◆ What is expected ◆
Will you repeat only the lines from the one with "Recreate this image" through the one with "var tcTop = 7.5;", both included, leaving every picture out?

─── Stored data

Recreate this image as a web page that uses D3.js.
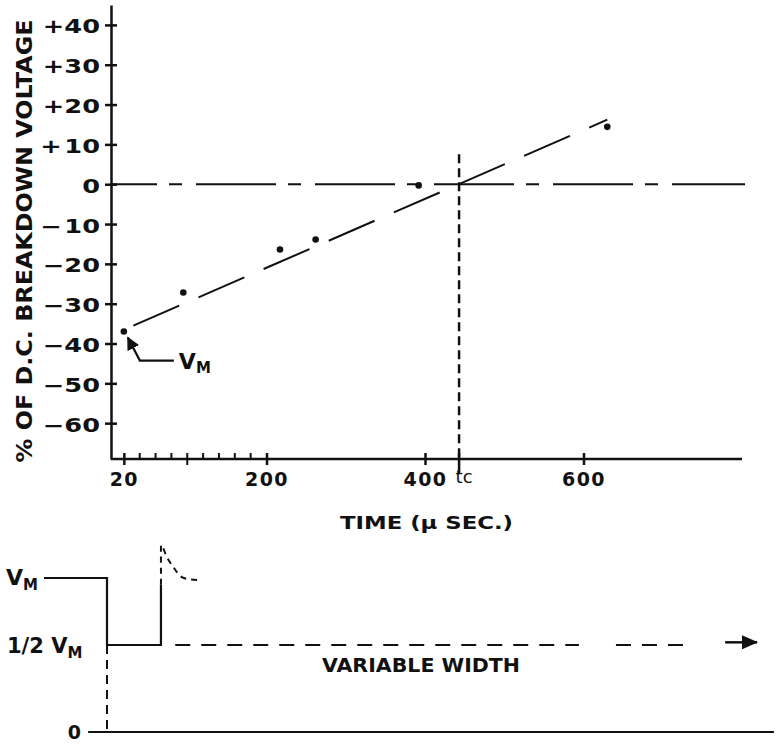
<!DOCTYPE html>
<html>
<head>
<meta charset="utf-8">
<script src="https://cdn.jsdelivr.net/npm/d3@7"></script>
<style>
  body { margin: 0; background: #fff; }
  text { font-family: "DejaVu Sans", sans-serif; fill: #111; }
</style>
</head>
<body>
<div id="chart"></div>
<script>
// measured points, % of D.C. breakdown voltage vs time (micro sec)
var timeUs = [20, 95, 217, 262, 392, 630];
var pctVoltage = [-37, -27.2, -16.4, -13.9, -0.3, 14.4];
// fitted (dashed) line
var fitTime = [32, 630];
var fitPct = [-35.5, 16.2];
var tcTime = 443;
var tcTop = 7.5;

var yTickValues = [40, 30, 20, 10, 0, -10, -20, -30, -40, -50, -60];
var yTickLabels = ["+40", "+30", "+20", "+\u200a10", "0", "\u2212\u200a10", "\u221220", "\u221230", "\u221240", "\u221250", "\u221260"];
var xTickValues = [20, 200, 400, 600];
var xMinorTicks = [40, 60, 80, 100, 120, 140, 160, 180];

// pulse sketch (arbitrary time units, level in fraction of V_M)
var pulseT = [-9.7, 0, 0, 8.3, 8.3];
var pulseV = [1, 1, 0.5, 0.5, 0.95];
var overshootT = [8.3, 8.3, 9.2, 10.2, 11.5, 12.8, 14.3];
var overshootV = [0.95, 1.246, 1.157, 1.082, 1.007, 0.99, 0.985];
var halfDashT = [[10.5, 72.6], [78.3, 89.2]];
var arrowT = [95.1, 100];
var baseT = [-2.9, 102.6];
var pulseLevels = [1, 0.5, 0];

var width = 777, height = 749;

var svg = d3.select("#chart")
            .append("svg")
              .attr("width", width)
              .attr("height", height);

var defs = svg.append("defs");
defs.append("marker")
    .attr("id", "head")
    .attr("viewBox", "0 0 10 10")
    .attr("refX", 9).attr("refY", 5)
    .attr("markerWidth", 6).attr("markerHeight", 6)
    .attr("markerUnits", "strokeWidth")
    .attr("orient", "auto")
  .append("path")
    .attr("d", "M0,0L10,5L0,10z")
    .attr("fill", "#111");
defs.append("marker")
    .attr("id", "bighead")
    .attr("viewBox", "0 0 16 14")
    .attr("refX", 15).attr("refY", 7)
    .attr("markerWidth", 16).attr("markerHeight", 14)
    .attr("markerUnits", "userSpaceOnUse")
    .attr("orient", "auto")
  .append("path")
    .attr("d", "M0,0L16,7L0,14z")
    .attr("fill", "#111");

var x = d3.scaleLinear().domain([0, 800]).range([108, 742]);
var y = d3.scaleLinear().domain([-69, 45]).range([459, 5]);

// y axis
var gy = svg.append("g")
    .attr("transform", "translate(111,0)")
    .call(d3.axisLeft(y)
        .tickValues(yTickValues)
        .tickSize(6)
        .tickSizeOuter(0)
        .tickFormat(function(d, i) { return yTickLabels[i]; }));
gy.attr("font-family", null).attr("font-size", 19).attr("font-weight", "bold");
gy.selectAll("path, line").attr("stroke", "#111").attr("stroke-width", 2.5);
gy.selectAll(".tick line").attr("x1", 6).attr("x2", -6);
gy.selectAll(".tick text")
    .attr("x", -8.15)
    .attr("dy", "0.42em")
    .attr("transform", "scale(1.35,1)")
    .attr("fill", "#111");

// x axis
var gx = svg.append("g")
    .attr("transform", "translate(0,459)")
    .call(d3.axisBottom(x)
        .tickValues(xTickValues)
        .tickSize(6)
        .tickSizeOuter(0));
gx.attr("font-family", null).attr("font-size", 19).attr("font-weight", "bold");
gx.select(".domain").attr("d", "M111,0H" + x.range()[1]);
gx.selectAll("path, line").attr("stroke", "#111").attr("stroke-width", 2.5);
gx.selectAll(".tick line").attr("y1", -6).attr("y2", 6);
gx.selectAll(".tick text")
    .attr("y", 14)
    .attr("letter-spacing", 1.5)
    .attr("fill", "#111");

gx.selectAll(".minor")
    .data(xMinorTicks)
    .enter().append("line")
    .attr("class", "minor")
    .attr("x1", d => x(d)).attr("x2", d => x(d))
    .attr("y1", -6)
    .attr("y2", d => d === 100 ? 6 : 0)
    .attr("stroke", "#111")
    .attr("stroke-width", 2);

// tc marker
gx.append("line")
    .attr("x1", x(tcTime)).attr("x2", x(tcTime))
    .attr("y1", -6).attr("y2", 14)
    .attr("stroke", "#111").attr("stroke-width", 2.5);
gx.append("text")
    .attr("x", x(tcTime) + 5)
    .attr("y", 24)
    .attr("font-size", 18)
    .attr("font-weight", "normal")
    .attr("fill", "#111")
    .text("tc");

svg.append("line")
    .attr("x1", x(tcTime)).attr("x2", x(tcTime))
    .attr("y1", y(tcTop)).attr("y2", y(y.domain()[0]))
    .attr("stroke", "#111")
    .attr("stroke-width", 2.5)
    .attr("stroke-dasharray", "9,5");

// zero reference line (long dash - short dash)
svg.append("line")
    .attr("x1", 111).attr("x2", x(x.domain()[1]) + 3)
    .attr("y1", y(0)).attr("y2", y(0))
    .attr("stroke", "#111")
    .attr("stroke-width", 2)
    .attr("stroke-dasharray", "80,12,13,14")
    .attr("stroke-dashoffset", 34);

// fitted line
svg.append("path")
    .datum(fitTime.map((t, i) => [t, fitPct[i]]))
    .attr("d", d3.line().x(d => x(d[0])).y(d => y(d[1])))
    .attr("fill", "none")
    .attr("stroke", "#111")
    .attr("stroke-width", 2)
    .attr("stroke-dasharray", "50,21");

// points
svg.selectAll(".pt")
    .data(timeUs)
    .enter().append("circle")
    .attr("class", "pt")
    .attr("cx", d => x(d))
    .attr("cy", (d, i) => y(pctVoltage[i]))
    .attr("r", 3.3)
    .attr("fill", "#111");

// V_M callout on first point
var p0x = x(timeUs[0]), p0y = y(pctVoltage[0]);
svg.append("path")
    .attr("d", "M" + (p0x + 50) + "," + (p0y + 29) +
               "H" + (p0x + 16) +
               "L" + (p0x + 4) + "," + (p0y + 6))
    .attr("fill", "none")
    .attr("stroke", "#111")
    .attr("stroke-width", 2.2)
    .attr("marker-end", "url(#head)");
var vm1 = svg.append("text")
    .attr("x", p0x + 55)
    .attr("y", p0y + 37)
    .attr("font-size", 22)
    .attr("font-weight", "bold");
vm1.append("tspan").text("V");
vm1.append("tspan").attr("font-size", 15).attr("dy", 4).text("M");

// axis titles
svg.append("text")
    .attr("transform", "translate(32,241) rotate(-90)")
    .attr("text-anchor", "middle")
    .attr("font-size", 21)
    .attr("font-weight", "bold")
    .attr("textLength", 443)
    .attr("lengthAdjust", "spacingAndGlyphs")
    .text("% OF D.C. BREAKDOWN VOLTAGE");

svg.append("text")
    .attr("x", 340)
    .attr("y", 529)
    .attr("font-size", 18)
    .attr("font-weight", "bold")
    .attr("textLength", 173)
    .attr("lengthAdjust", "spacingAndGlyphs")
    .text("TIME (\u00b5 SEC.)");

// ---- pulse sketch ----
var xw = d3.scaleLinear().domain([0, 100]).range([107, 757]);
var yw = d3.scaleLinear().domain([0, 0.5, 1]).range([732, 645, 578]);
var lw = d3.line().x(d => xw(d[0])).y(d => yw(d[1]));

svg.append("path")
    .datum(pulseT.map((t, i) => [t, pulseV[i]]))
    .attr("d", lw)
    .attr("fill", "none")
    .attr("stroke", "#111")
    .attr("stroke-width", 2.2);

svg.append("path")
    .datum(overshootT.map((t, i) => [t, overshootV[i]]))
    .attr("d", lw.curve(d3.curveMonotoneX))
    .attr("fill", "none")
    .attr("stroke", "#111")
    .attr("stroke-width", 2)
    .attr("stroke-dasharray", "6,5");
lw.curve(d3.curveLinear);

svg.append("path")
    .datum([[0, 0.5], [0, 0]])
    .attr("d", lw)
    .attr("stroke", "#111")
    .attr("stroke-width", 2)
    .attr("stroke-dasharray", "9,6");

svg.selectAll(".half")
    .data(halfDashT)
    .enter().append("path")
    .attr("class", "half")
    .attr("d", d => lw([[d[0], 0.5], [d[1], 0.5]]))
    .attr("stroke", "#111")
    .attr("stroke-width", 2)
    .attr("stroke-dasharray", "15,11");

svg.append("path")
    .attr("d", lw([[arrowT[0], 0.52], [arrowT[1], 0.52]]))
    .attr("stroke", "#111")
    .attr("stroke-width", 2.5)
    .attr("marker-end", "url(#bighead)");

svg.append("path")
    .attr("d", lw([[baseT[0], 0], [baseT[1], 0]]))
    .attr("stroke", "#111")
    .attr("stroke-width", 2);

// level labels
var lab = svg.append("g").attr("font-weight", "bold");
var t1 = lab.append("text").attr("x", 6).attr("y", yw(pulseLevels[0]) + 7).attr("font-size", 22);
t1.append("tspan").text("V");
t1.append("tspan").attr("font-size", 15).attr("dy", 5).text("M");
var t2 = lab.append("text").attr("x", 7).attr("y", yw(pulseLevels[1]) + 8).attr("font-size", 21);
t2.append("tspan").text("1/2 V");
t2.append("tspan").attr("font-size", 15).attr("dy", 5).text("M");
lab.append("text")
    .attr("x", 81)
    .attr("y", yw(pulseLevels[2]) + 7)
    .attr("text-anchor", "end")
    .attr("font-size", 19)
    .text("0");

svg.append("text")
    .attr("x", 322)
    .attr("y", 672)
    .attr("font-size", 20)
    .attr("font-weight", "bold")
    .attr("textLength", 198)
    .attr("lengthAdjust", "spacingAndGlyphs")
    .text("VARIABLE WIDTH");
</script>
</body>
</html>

──────
─── Stored data

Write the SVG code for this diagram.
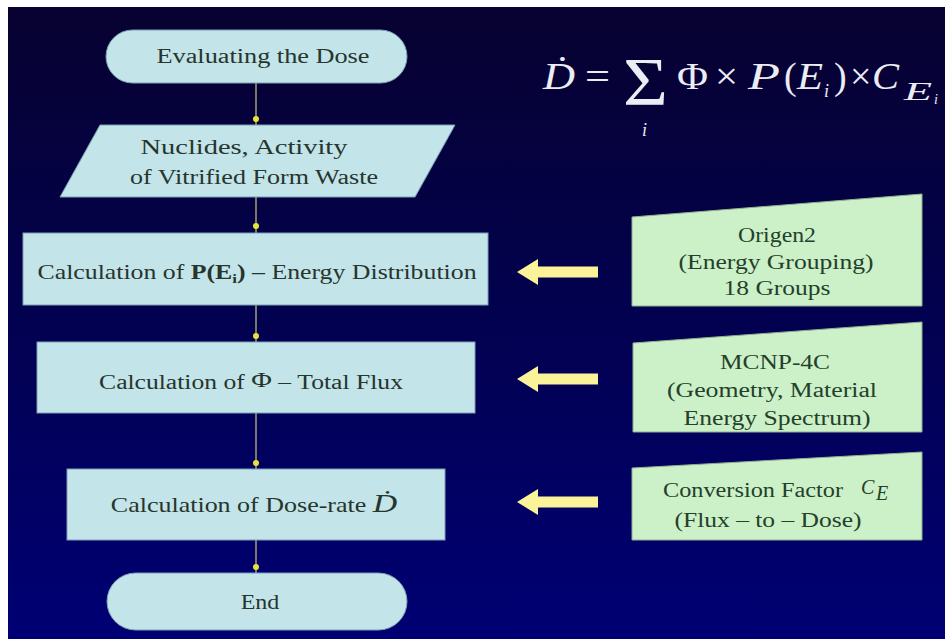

──────

◆ Result of this task ◆
Recreate this image as a web page that uses D3.js.
<!DOCTYPE html>
<html>
<head>
<meta charset="utf-8">
<script src="https://cdn.jsdelivr.net/npm/d3@7"></script>
<style>
  body { margin: 0; background: #fff; }
  text { font-family: "DejaVu Sans", sans-serif; fill: #111; }
</style>
</head>
<body>
<div id="chart"></div>
<script>
// measured points, % of D.C. breakdown voltage vs time (micro sec)
var timeUs = [20, 95, 217, 262, 392, 630];
var pctVoltage = [-37, -27.2, -16.4, -13.9, -0.3, 14.4];
// fitted (dashed) line
var fitTime = [32, 630];
var fitPct = [-35.5, 16.2];
var tcTime = 443;
var tcTop = 7.5;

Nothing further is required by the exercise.